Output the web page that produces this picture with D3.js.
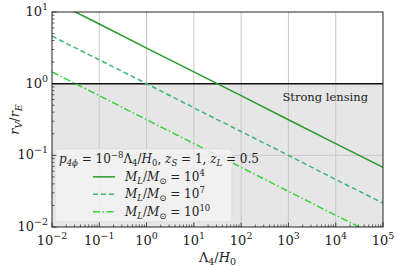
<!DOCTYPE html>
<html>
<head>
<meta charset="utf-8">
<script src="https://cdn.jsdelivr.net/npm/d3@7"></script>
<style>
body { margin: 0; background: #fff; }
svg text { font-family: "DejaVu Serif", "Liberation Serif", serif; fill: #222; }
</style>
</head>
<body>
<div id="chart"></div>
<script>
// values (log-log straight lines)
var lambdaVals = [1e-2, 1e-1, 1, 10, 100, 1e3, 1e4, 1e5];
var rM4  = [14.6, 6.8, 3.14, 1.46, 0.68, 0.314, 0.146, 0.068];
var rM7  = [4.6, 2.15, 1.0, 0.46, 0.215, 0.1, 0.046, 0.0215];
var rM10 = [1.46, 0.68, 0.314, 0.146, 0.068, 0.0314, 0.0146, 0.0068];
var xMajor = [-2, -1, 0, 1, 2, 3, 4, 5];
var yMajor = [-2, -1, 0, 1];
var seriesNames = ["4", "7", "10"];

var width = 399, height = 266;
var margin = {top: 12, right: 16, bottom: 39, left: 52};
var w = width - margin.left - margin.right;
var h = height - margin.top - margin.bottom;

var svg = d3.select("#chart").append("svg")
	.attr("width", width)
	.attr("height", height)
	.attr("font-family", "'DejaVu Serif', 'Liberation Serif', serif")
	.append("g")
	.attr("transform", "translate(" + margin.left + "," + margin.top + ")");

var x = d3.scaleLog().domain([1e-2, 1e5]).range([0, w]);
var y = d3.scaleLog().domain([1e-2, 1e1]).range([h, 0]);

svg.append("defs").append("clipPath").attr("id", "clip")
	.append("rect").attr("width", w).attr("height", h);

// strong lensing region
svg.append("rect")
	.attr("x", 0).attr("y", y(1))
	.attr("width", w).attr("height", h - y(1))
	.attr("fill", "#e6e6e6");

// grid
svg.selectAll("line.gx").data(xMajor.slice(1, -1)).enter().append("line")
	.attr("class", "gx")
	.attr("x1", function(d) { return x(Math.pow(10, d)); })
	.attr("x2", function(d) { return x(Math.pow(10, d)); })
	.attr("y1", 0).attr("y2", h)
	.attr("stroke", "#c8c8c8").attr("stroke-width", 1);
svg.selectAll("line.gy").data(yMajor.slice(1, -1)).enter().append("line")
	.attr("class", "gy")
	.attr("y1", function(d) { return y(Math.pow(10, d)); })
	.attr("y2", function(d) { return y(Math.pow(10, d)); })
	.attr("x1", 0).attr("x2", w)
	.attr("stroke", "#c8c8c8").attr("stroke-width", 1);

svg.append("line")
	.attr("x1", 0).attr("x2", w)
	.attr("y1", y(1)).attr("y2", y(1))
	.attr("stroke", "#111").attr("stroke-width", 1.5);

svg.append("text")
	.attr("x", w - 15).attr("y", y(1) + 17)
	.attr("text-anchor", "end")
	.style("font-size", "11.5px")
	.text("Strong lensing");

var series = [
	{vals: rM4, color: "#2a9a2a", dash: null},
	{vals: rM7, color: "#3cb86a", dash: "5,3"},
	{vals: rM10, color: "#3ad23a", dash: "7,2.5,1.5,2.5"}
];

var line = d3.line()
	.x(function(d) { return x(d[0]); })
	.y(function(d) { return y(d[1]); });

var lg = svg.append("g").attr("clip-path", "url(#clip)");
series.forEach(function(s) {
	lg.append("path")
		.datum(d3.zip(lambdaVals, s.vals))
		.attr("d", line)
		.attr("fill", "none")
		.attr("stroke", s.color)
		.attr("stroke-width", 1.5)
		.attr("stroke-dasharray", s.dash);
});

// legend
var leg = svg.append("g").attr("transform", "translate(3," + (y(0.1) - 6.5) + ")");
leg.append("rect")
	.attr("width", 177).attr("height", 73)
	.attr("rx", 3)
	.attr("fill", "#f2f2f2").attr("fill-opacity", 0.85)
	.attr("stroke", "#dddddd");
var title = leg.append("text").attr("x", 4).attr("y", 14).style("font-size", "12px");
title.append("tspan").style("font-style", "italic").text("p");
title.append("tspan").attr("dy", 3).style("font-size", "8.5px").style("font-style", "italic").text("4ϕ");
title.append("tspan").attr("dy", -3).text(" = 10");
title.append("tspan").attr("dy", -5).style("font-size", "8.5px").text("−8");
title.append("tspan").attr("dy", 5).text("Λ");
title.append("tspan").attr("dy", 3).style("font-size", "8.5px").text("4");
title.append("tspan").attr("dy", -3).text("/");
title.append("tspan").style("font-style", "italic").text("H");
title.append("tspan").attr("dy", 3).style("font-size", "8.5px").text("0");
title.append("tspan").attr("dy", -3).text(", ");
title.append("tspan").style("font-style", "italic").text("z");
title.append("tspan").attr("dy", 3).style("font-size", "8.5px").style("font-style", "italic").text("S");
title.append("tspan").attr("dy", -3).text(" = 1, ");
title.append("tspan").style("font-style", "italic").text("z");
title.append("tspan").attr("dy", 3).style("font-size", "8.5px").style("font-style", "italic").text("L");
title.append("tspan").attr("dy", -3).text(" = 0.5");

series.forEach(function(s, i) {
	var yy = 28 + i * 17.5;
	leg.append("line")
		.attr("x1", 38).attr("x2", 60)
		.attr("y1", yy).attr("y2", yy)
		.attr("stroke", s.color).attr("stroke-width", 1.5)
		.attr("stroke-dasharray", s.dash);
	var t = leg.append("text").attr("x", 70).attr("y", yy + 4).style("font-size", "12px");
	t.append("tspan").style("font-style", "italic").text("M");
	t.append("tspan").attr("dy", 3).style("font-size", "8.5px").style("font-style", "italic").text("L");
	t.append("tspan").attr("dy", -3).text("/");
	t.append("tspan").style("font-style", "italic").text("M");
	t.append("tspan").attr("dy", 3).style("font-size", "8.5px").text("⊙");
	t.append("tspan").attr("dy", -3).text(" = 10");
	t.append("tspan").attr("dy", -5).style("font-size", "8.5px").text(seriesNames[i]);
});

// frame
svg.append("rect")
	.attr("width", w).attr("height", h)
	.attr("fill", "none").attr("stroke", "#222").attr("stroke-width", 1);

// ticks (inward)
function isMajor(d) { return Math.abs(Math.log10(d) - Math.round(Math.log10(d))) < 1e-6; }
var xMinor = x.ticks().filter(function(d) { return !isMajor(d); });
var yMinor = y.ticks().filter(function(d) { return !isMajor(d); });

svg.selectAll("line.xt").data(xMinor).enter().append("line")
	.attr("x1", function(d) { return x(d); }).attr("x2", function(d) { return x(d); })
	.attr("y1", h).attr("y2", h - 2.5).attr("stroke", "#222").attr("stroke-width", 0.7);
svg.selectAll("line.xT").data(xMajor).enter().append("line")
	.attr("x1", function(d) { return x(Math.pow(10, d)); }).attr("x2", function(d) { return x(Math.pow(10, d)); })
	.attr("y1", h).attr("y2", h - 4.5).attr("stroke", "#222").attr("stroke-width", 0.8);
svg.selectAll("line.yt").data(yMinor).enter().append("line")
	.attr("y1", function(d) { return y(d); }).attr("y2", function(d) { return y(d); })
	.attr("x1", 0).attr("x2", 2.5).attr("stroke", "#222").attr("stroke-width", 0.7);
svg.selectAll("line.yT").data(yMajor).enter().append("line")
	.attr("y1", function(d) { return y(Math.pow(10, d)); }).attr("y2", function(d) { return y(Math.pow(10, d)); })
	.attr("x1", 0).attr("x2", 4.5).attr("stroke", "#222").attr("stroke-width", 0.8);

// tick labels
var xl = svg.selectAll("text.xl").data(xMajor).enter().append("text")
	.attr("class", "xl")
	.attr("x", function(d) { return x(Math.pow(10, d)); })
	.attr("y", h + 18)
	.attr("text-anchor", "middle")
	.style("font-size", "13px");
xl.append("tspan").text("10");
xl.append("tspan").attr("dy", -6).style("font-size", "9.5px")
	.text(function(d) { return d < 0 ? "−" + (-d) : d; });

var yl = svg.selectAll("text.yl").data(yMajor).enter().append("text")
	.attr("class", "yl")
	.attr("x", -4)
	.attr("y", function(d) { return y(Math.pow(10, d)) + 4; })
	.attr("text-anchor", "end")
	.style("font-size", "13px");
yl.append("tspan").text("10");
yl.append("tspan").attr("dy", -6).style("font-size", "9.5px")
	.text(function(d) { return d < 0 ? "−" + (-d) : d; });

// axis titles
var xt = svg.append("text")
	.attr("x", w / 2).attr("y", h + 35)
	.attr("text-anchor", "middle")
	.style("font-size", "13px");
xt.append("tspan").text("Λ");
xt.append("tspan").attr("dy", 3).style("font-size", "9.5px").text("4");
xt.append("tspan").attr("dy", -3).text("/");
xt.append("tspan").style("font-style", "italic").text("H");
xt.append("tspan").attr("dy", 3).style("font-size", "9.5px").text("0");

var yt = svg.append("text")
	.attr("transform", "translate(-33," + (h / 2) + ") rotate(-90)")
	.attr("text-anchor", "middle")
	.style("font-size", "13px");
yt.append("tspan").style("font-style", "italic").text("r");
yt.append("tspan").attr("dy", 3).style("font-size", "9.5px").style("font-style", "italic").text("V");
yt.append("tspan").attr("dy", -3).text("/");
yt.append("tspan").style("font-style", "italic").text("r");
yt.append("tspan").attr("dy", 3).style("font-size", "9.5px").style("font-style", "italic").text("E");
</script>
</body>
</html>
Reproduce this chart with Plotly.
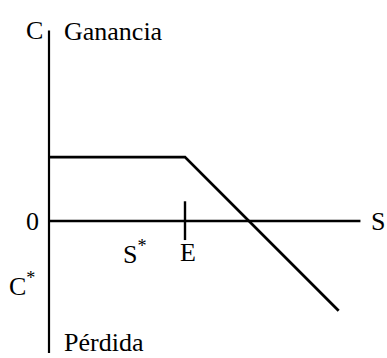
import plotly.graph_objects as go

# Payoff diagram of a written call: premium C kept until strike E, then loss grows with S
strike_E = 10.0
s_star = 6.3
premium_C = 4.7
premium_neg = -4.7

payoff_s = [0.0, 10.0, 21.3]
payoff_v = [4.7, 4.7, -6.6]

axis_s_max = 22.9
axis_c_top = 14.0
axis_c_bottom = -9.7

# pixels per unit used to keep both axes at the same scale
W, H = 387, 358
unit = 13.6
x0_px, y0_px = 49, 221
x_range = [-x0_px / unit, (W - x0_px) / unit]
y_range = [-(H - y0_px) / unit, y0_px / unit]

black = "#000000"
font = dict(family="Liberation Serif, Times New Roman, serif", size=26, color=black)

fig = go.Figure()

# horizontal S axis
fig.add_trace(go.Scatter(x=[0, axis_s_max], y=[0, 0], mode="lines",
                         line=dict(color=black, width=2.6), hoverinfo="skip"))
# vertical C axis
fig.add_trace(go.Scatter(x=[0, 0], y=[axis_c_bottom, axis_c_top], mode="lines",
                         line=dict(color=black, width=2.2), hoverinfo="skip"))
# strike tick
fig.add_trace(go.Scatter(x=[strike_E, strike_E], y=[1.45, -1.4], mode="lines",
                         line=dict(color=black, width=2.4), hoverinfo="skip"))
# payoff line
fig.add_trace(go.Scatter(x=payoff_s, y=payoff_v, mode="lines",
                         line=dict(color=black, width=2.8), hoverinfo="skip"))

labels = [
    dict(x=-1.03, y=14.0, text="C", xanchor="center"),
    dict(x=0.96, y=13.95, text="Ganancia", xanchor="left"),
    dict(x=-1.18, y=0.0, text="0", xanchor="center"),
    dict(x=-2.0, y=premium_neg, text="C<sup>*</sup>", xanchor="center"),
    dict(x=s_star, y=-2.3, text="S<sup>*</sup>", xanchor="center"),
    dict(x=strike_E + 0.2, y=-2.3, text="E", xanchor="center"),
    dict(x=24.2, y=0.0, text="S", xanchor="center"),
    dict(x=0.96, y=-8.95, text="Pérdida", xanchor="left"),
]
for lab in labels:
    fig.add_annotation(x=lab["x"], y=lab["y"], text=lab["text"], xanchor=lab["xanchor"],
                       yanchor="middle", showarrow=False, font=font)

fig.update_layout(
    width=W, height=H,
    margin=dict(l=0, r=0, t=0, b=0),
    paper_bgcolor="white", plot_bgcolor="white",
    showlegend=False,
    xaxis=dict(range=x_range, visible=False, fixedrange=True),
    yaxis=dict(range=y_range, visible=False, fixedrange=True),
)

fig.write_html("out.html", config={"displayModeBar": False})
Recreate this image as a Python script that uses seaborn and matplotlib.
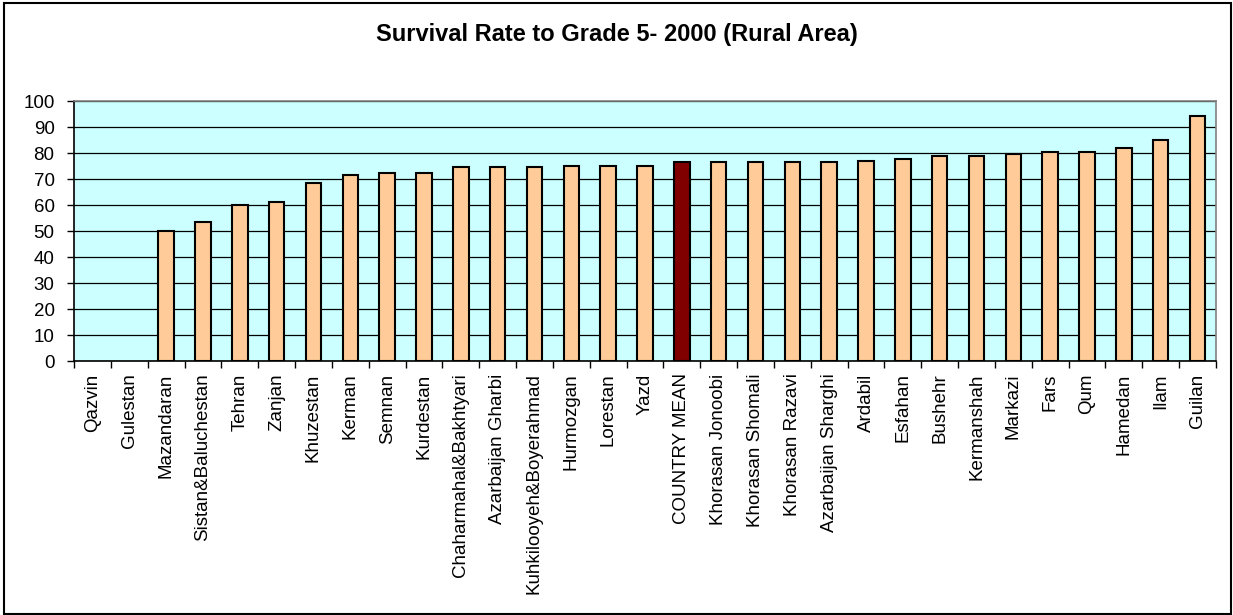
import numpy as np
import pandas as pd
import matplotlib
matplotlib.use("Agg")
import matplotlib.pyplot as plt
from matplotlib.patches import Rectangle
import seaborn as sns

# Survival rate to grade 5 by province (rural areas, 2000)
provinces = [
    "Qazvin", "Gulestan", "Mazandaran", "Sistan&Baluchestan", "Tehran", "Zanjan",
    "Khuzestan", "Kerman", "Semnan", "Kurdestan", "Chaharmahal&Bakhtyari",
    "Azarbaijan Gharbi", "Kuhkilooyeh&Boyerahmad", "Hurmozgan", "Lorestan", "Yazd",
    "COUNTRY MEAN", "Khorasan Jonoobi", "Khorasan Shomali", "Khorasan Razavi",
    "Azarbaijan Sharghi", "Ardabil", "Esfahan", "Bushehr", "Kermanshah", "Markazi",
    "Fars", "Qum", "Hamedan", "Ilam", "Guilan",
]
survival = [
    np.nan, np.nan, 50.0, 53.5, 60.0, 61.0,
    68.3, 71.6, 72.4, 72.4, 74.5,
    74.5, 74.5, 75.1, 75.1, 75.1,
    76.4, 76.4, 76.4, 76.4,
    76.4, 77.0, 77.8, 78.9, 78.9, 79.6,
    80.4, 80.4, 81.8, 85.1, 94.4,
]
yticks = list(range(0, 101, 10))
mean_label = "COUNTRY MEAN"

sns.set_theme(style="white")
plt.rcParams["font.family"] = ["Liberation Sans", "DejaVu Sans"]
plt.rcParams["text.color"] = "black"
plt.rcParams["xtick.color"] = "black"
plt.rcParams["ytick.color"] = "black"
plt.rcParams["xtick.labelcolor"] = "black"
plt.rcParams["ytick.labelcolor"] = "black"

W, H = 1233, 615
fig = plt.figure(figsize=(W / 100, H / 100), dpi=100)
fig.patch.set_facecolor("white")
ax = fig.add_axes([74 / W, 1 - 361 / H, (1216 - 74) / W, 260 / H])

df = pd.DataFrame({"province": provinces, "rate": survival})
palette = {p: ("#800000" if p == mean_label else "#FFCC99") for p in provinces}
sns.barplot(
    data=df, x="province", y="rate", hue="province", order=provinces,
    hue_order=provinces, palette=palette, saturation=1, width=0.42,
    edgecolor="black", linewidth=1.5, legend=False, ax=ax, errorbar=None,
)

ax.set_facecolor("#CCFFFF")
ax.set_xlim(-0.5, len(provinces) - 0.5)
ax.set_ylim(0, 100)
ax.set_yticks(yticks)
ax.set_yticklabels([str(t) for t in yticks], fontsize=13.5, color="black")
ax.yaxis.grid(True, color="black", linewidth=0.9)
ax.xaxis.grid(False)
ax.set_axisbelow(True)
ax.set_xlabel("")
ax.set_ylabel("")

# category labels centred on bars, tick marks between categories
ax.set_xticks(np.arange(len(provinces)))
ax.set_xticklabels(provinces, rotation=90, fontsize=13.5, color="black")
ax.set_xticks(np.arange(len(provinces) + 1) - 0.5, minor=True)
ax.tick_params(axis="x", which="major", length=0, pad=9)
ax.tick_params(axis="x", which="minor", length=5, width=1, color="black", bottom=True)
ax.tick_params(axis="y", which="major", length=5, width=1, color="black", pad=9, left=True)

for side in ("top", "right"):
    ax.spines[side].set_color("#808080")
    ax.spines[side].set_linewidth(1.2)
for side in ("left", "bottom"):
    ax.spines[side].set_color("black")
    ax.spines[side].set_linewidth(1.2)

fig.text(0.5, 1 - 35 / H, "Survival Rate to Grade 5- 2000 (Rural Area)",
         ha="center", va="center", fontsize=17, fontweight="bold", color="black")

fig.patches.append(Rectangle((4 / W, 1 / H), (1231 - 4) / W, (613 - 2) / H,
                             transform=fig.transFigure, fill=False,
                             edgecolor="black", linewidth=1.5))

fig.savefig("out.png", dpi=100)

■ ■ ■ ■ ■ ■ ■

### Description of the task
Begin at the line that has "Reproduce this chart with Plotly.", stop after the line that has "fig = go.Figure()", and reproduce every line between them exactly and nothing else. Pictures stay out of the copy.

### Exercise solution
Reproduce this chart with Plotly.
import plotly.graph_objects as go

# Payoff diagram of a written call: premium C kept until strike E, then loss grows with S
strike_E = 10.0
s_star = 6.3
premium_C = 4.7
premium_neg = -4.7

payoff_s = [0.0, 10.0, 21.3]
payoff_v = [4.7, 4.7, -6.6]

axis_s_max = 22.9
axis_c_top = 14.0
axis_c_bottom = -9.7

# pixels per unit used to keep both axes at the same scale
W, H = 387, 358
unit = 13.6
x0_px, y0_px = 49, 221
x_range = [-x0_px / unit, (W - x0_px) / unit]
y_range = [-(H - y0_px) / unit, y0_px / unit]

black = "#000000"
font = dict(family="Liberation Serif, Times New Roman, serif", size=26, color=black)

fig = go.Figure()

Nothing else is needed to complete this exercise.